As much as the league would like to eliminate a few vowels, referring to IUPUI as Indianapolis could conflict with their Division II neighbors, the University of Indianapolis.

"I know they would like to make a change, but I don't know if they have the solution yet," Orleans said of IUPUI.

Omaha has already completed its own rebranding campaign that offered an alternative to the UNO acronym, which also is used at the University of New Orleans. The Nebraska school bills itself as "Omaha's team." The new look includes an "O'' insignia to replace a hodgepodge of logos that were used by the Mavericks.

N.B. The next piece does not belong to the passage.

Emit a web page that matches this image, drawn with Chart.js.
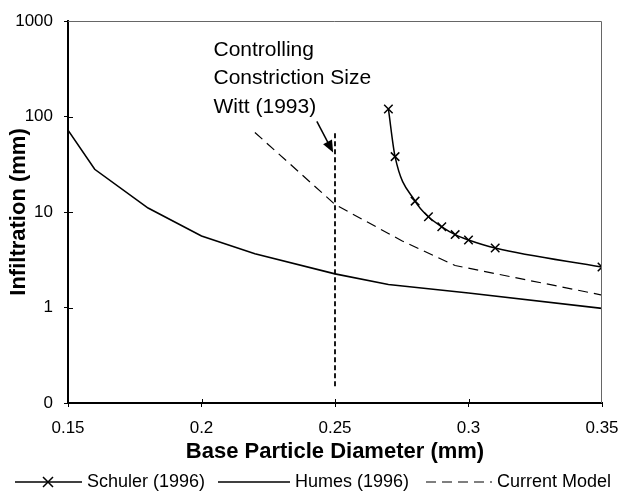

"For the 40,000 alumni who live in the greater Omaha area, we will always be UNO," said Dave Ahlers, Omaha's director of communications. "But from more of a national perspective, it made more sense.

"People know Omaha. It's a lot easier to put that on a ticker," he said.

The UMKC chancellor and others associated with the university have suggested changing the official name of the school to Kansas City. There's similar discussion regarding IPFW, which is seeking to distinguish itself from Indiana and Purdue universities.

The Summit League's move follows the lead of other schools and conferences. The University of Wisconsin-Green Bay is now just Green Bay; its separate athletic website is greenbayphoenix.com. Same goes for the University of Wisconsin-Milwaukee, which goes by Milwaukee, and the University of Tennessee-Chattanooga.

"In this day and age," Ahlers said, "shorter seems to be better."

And bigger also can be better, league officials say. With the exception of USD, SDSU and Western Illinois, schools in the league are located in major metropolitan areas of 200,000 or more people. Kansas City is the only D-I athletics program in a 40-mile radius.

Since changing its name from the Mid-Continent Conference to the Summit in 2007, the conference has produced 54 All-Americans, 37 academic All-Americans and seven NCAA champions — five in track and field and two in swimming and diving. The league also offers baseball, basketball, cross country, golf, soccer, softball and tennis.

In the past seven seasons, Summit teams have been ranked nationally in six different sports, won NCAA regional championships in two sports and advanced to three NCAA championship tournaments.

"I am just incredibly impressed how those cities and those institutions matter in those regions," Orleans said.

Even so, Summit is considered a mid- to lower-major conference. Therefore, it needs to work harder to attract national attention than, say, Michigan or Alabama.

"I think everybody has that branding challenge," said NDSU assistant athletic director Troy Goergen, who handles the department's marketing. "We're in the mode like a lot of schools are, trying to gain that notoriety."